Self-terminated electrodeposition of iridium electrocatalysts

Sang Hyun Ahn,   Haiyan Tan,   Mareike Haensch,   Yihua Liu,   Leonid A. Bendersky and   Thomas P. Moffat.
Energy Environ. Sci., 2015, Advance Article
DOI: 10.1039/C5EE02541A

A simple electrochemical process for submonolayer deposition of ultrathin catalytic Ir films is demonstrated. This method enables effective utilization of one of nature's rarest elements while different substrates facilitate the exploration of promising bimetallic catalysts for a sustainable hydrogen economy. Semi-coherent Ir films were deposited on Au, Pt and Ni substrates using K3IrCl6–Na2SO4–H2SO4 electrolytes operated between 40 °C and 70 °C. However, the deposition reaction is quenched at the onset of H2 production where adsorbed H blocks the reduction of IrCl6−xH2Oxx−3 to Ir.
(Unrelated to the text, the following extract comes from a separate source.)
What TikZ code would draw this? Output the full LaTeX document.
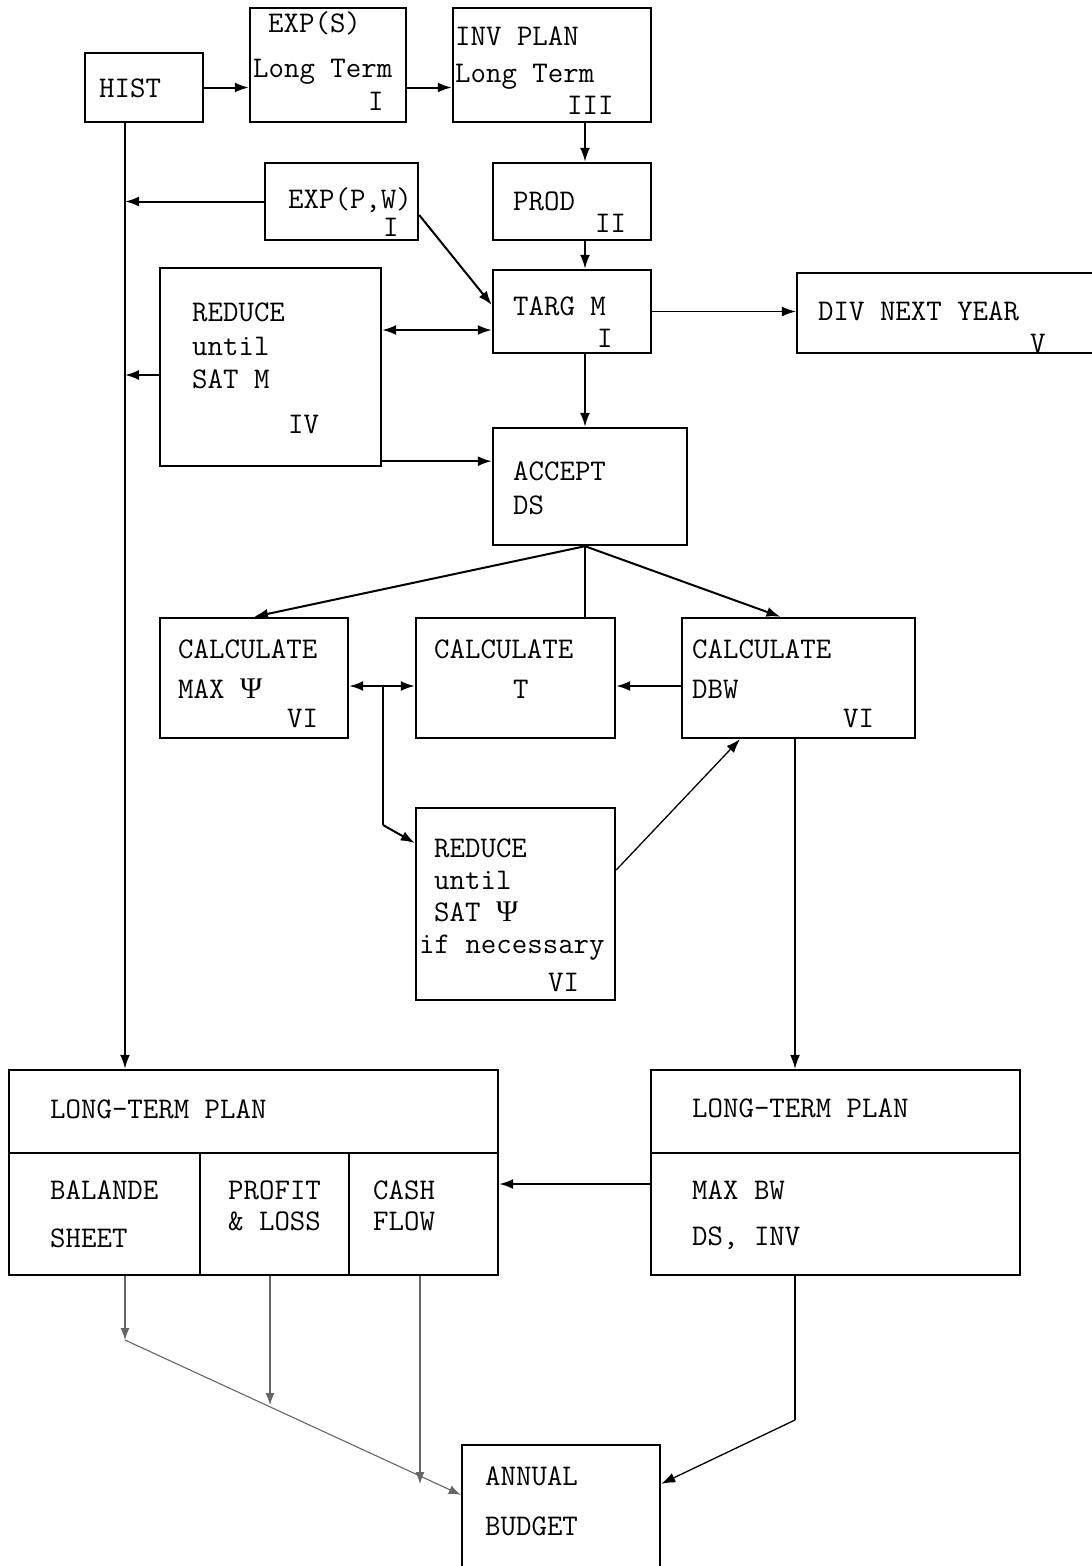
\documentclass[tikz,border=0pt]{standalone}
\usepackage{fontspec}
\newfontfamily\grk{Liberation Serif}
\usetikzlibrary{arrows.meta,calc}
\newcommand{\mkbox}[5]{\node[box, minimum width={(#4)-(#2)}, minimum height={(#5)-(#3)}] (#1) at ({((#2)+(#4))/2},{((#3)+(#5))/2}) {};}
\newcommand{\tx}[4]{\node[lbl] (#1) at (#2,#3) {#4};}
\newcommand{\psig}{{\grk Ψ}}
\tikzset{
  box/.style={draw, line width=2.4pt, inner sep=0pt, rectangle},
  lbl/.style={font=\ttfamily\fontsize{30}{30}\selectfont, inner sep=0pt, anchor=base west},
  arr/.style={line width=2pt, -{Latex[length=14pt,width=10pt]}},
  darr/.style={line width=2pt, {Latex[length=14pt,width=10pt]}-{Latex[length=14pt,width=10pt]}},
  ln/.style={line width=2pt},
  thinarr/.style={line width=1.3pt, -{Latex[length=14pt,width=10pt]}},
  grayarr/.style={line width=1.1pt, draw=black!60, -{Latex[length=12pt,width=9pt]}},
}
\begin{document}
\begin{tikzpicture}[x=1pt,y=-1pt]
\useasboundingbox (0,0) rectangle (1092,1566);
% boxes
\mkbox{hist}{85}{53}{203}{122}
\mkbox{exps}{250}{8}{406}{122}
\mkbox{inv}{453}{8}{651}{122}
\mkbox{exppw}{265}{163}{418}{240}
\mkbox{prod}{493}{163}{651}{240}
\mkbox{targ}{493}{270}{651}{353}
\mkbox{div}{797}{273}{1110}{353}
\mkbox{redm}{160}{268}{381}{466}
\mkbox{acc}{493}{428}{687}{545}
\mkbox{cmax}{160}{618}{348}{738}
\mkbox{ct}{416}{618}{615}{738}
\mkbox{cdbw}{682}{618}{915}{738}
\mkbox{rpsi}{416}{808}{615}{1000}
\mkbox{ltl}{9}{1070}{498}{1275}
\mkbox{rlt}{651}{1070}{1020}{1275}
\mkbox{bud}{462}{1445}{660}{1600}
% dividers
\draw[line width=2.4pt] (ltl.west |- 0,1153) -- (ltl.east |- 0,1153);
\draw[line width=1.3pt] (200,1153) -- (200,1275);
\draw[line width=1.3pt] (349,1153) -- (349,1275);
\draw[line width=2.4pt] (rlt.west |- 0,1153) -- (rlt.east |- 0,1153);
% texts
\tx{t1}{99}{97}{HIST}
\tx{t2}{268}{32}{EXP(S)}
\tx{t3}{253}{77}{Long Term}
\tx{t4}{368}{110}{I}
\tx{t5}{455}{45}{INV PLAN}
\tx{t6}{455}{82}{Long Term}
\tx{t7}{567}{114}{III}
\tx{t8}{288}{208}{EXP(P,W)}
\tx{t9}{383}{236}{I}
\tx{t10}{513}{210}{PROD}
\tx{t11}{595}{232}{II}
\tx{t12}{513}{315}{TARG M}
\tx{t13}{597}{347}{I}
\tx{t14}{818}{320}{DIV NEXT YEAR}
\tx{t15}{1030}{352}{V}
\tx{t16}{192}{321}{REDUCE}
\tx{t17}{192}{355}{until}
\tx{t18}{192}{388}{SAT M}
\tx{t19}{288}{433}{IV}
\tx{t20}{513}{480}{ACCEPT}
\tx{t21}{513}{514}{DS}
\tx{t22}{178}{658}{CALCULATE}
\tx{t23}{178}{698}{MAX \psig}
\tx{t24}{287}{727}{VI}
\tx{t25}{434}{658}{CALCULATE}
\tx{t26}{513}{698}{T}
\tx{t27}{692}{658}{CALCULATE}
\tx{t28}{692}{698}{DBW}
\tx{t29}{843}{727}{VI}
\tx{t30}{434}{857}{REDUCE}
\tx{t31}{434}{889}{until}
\tx{t32}{434}{921}{SAT \psig}
\tx{t33}{419}{953}{if necessary}
\tx{t34}{548}{991}{VI}
\tx{t35}{50}{1118}{LONG-TERM PLAN}
\tx{t36}{50}{1199}{BALANDE}
\tx{t37}{50}{1247}{SHEET}
\tx{t38}{228}{1199}{PROFIT}
\tx{t39}{228}{1230}{\& LOSS}
\tx{t40}{373}{1199}{CASH}
\tx{t41}{373}{1230}{FLOW}
\tx{t42}{692}{1117}{LONG-TERM PLAN}
\tx{t43}{692}{1199}{MAX BW}
\tx{t44}{692}{1245}{DS, INV}
\tx{t45}{485}{1485}{ANNUAL}
\tx{t46}{485}{1535}{BUDGET}
% helper coordinates
\coordinate (hx) at (125,0);
\coordinate (cx) at (585,0);
\coordinate (jx) at (383,0);
\coordinate (bx) at (795,0);
% connectors
\draw[arr] (hist.east) -- (hist.east -| exps.west);
\draw[arr] (hist.east -| exps.east) -- (hist.east -| inv.west);
\draw[arr] (inv.south -| cx) -- (prod.north -| cx);
\draw[arr] (hist.south -| hx) -- (ltl.north -| hx);
\draw[arr] (exppw.west) -- (exppw.west -| hx);
\draw[arr] ([yshift=-13.5pt]exppw.east) -- ([yshift=6.5pt]targ.west);
\draw[arr] (prod.south -| cx) -- (targ.north -| cx);
\draw[thinarr] (targ.east) -- (targ.east -| div.west);
\draw[darr] ([yshift=-18.5pt]targ.west) -- ([yshift=-18.5pt]targ.west -| redm.east);
\draw[arr] ([yshift=-8pt]redm.west) -- ([yshift=-8pt]redm.west -| hx);
\draw[arr] ([yshift=6pt]redm.south east) -- ([yshift=6pt]redm.south east -| acc.west);
\draw[arr] (targ.south -| cx) -- (acc.north -| cx);
\draw[arr] (acc.south -| cx) -- (cmax.north);
\draw[ln] (acc.south -| cx) -- (ct.north -| cx);
\draw[arr] (acc.south -| cx) -- ([xshift=-18pt]cdbw.north);
\draw[arr] ([yshift=-8pt]cdbw.west) -- ([yshift=-8pt]cdbw.west -| ct.east);
\draw[darr] ([yshift=-8pt]cmax.east) -- ([yshift=-8pt]cmax.east -| ct.west);
\coordinate (jtop) at ([yshift=-8pt]cmax.east -| jx);
\coordinate (jbot) at (383,825);
\draw[ln] (jtop) -- (jbot);
\draw[arr] (jbot) -- ([yshift=61pt]rpsi.west);
\draw[thinarr] ([yshift=34pt]rpsi.east) -- ([xshift=-58.5pt]cdbw.south);
\draw[thinarr] (cdbw.south -| bx) -- (rlt.north -| bx);
\draw[arr] ([yshift=-11.5pt]rlt.west) -- ([yshift=-11.5pt]rlt.west -| ltl.east);
% lower part
\coordinate (g1) at (125,1340);
\coordinate (g2) at (270,1405);
\coordinate (g3) at (420,1484);
\coordinate (rb) at (795,1420);
\draw[grayarr] (ltl.south -| hx) -- (g1);
\draw[grayarr] (ltl.south -| g2) -- (g2);
\draw[grayarr] (ltl.south -| g3) -- (g3);
\draw[grayarr] (g1) -- ([yshift=-51pt]bud.north west);
\draw[line width=1.3pt] (rlt.south -| bx) -- (rb);
\draw[thinarr] (rb) -- ([yshift=-40pt]bud.north east);
\end{tikzpicture}
\end{document}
The electrode can be reactivated for further deposition by pulsing the potential to more positive values where adsorbed H is oxidized. The electrocatalytic activity of ultrathin Ir and Pt films, and combinations thereof, were examined as function of the number of self-terminating deposition pulses. The ultrathin films match or exceed the best reported activity metrics for hydrogen oxidation in alkaline media and oxygen evolution in acid.